• AIM
Copy the listing below in full and skip every picture.

+===+

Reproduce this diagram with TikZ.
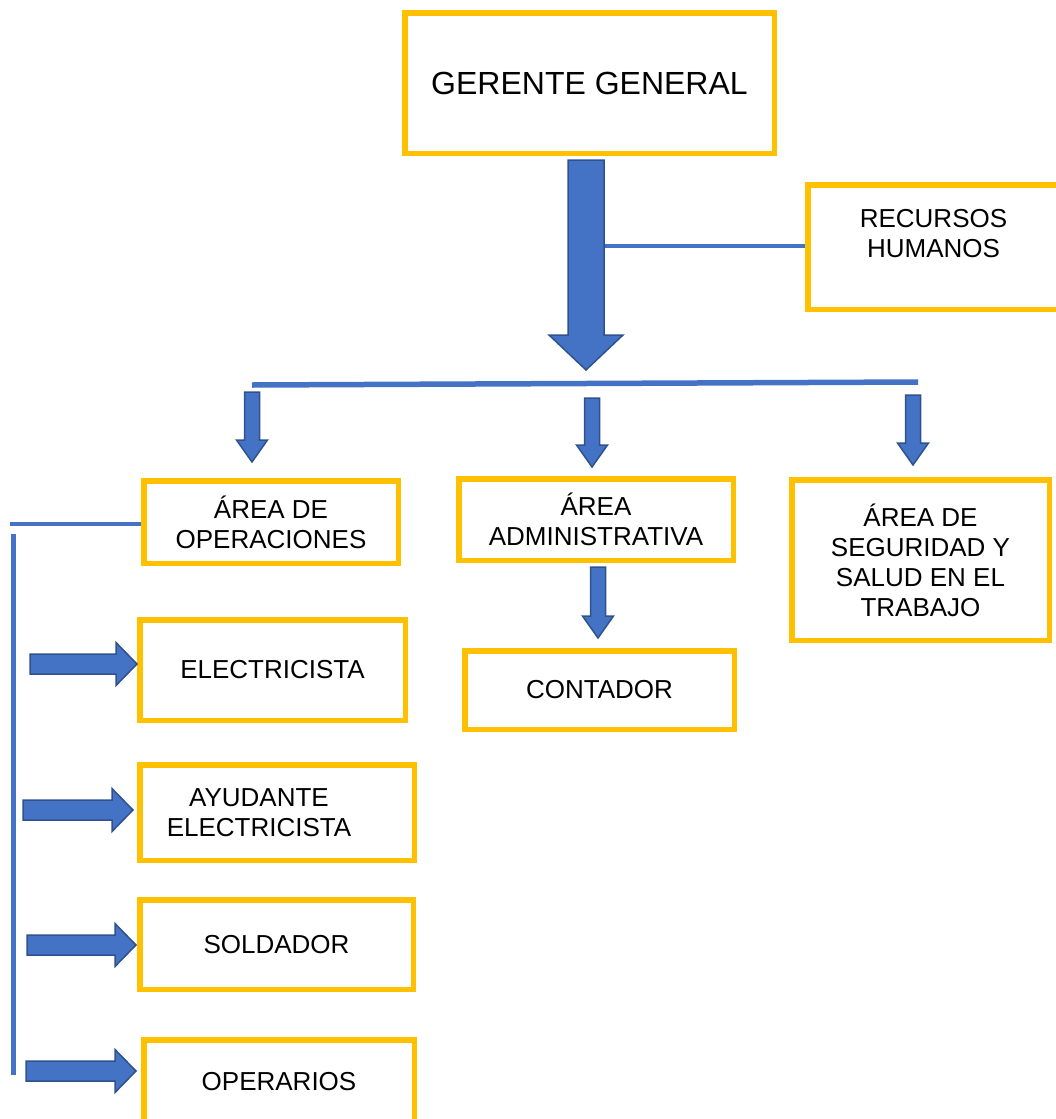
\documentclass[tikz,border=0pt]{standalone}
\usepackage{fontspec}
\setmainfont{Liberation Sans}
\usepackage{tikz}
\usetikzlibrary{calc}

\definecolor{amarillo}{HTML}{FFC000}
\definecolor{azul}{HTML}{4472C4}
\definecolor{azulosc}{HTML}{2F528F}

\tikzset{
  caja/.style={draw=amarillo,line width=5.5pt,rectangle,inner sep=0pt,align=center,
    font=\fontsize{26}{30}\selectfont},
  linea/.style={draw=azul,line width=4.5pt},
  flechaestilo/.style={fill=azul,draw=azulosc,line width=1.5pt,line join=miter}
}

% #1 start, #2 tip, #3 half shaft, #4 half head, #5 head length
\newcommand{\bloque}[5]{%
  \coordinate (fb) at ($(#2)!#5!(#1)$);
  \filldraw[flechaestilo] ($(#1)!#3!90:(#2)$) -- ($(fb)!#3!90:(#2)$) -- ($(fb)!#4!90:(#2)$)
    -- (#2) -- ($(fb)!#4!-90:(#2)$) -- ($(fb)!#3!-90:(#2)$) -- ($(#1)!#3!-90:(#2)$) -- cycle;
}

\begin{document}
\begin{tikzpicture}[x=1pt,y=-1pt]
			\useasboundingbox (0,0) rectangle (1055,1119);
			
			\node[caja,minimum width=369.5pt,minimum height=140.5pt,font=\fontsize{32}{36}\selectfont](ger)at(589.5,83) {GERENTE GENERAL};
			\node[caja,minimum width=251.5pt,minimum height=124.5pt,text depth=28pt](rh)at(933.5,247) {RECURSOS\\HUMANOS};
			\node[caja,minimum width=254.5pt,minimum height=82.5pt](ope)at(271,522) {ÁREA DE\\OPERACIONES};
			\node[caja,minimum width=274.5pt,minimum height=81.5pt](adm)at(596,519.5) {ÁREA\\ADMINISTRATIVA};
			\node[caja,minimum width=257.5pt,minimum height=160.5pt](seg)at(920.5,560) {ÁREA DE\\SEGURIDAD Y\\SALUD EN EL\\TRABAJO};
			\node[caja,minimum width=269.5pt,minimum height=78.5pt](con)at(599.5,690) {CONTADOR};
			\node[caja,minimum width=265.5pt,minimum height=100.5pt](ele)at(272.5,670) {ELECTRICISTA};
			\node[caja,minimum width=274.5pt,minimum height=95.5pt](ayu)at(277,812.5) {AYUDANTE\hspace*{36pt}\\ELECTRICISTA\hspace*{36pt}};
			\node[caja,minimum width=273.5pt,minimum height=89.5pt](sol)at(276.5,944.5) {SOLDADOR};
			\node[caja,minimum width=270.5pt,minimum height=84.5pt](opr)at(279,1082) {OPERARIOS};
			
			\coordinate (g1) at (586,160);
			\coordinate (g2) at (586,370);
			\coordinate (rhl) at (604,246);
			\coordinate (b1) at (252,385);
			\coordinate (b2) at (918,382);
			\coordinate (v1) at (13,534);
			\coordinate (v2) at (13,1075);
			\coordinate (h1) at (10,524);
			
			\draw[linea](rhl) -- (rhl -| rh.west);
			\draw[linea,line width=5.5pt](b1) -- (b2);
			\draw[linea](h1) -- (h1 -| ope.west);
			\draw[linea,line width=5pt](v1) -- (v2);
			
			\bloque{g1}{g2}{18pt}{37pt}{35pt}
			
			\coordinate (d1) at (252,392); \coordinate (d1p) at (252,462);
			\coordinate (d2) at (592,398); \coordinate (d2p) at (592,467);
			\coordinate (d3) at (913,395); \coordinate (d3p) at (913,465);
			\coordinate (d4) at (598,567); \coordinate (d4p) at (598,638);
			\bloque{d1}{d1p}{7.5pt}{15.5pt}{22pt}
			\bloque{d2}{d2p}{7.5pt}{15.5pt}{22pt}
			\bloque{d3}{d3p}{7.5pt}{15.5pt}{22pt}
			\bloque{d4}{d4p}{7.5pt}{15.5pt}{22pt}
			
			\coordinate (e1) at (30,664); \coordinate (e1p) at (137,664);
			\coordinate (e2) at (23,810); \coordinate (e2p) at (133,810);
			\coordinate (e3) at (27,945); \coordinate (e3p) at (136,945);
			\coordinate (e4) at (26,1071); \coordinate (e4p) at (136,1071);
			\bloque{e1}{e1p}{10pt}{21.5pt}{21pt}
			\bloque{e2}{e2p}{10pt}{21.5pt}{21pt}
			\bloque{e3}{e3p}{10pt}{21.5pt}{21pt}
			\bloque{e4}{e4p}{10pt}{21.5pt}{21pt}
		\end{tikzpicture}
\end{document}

+===+

• FULL ANSWER
Reproduce this diagram with TikZ.
\documentclass[tikz,border=0pt]{standalone}
\usepackage{fontspec}
\setmainfont{Liberation Sans}
\usepackage{tikz}
\usetikzlibrary{calc}

\definecolor{amarillo}{HTML}{FFC000}
\definecolor{azul}{HTML}{4472C4}
\definecolor{azulosc}{HTML}{2F528F}

\tikzset{
  caja/.style={draw=amarillo,line width=5.5pt,rectangle,inner sep=0pt,align=center,
    font=\fontsize{26}{30}\selectfont},
  linea/.style={draw=azul,line width=4.5pt},
  flechaestilo/.style={fill=azul,draw=azulosc,line width=1.5pt,line join=miter}
}

% #1 start, #2 tip, #3 half shaft, #4 half head, #5 head length
\newcommand{\bloque}[5]{%
  \coordinate (fb) at ($(#2)!#5!(#1)$);
  \filldraw[flechaestilo] ($(#1)!#3!90:(#2)$) -- ($(fb)!#3!90:(#2)$) -- ($(fb)!#4!90:(#2)$)
    -- (#2) -- ($(fb)!#4!-90:(#2)$) -- ($(fb)!#3!-90:(#2)$) -- ($(#1)!#3!-90:(#2)$) -- cycle;
}

\begin{document}
\begin{tikzpicture}[x=1pt,y=-1pt]
			\useasboundingbox (0,0) rectangle (1055,1119);
			
			\node[caja,minimum width=369.5pt,minimum height=140.5pt,font=\fontsize{32}{36}\selectfont](ger)at(589.5,83) {GERENTE GENERAL};
			\node[caja,minimum width=251.5pt,minimum height=124.5pt,text depth=28pt](rh)at(933.5,247) {RECURSOS\\HUMANOS};
			\node[caja,minimum width=254.5pt,minimum height=82.5pt](ope)at(271,522) {ÁREA DE\\OPERACIONES};
			\node[caja,minimum width=274.5pt,minimum height=81.5pt](adm)at(596,519.5) {ÁREA\\ADMINISTRATIVA};
			\node[caja,minimum width=257.5pt,minimum height=160.5pt](seg)at(920.5,560) {ÁREA DE\\SEGURIDAD Y\\SALUD EN EL\\TRABAJO};
			\node[caja,minimum width=269.5pt,minimum height=78.5pt](con)at(599.5,690) {CONTADOR};
			\node[caja,minimum width=265.5pt,minimum height=100.5pt](ele)at(272.5,670) {ELECTRICISTA};
			\node[caja,minimum width=274.5pt,minimum height=95.5pt](ayu)at(277,812.5) {AYUDANTE\hspace*{36pt}\\ELECTRICISTA\hspace*{36pt}};
			\node[caja,minimum width=273.5pt,minimum height=89.5pt](sol)at(276.5,944.5) {SOLDADOR};
			\node[caja,minimum width=270.5pt,minimum height=84.5pt](opr)at(279,1082) {OPERARIOS};
			
			\coordinate (g1) at (586,160);
			\coordinate (g2) at (586,370);
			\coordinate (rhl) at (604,246);
			\coordinate (b1) at (252,385);
			\coordinate (b2) at (918,382);
			\coordinate (v1) at (13,534);
			\coordinate (v2) at (13,1075);
			\coordinate (h1) at (10,524);
			
			\draw[linea](rhl) -- (rhl -| rh.west);
			\draw[linea,line width=5.5pt](b1) -- (b2);
			\draw[linea](h1) -- (h1 -| ope.west);
			\draw[linea,line width=5pt](v1) -- (v2);
			
			\bloque{g1}{g2}{18pt}{37pt}{35pt}
			
			\coordinate (d1) at (252,392); \coordinate (d1p) at (252,462);
			\coordinate (d2) at (592,398); \coordinate (d2p) at (592,467);
			\coordinate (d3) at (913,395); \coordinate (d3p) at (913,465);
			\coordinate (d4) at (598,567); \coordinate (d4p) at (598,638);
			\bloque{d1}{d1p}{7.5pt}{15.5pt}{22pt}
			\bloque{d2}{d2p}{7.5pt}{15.5pt}{22pt}
			\bloque{d3}{d3p}{7.5pt}{15.5pt}{22pt}
			\bloque{d4}{d4p}{7.5pt}{15.5pt}{22pt}
			
			\coordinate (e1) at (30,664); \coordinate (e1p) at (137,664);
			\coordinate (e2) at (23,810); \coordinate (e2p) at (133,810);
			\coordinate (e3) at (27,945); \coordinate (e3p) at (136,945);
			\coordinate (e4) at (26,1071); \coordinate (e4p) at (136,1071);
			\bloque{e1}{e1p}{10pt}{21.5pt}{21pt}
			\bloque{e2}{e2p}{10pt}{21.5pt}{21pt}
			\bloque{e3}{e3p}{10pt}{21.5pt}{21pt}
			\bloque{e4}{e4p}{10pt}{21.5pt}{21pt}
		\end{tikzpicture}
\end{document}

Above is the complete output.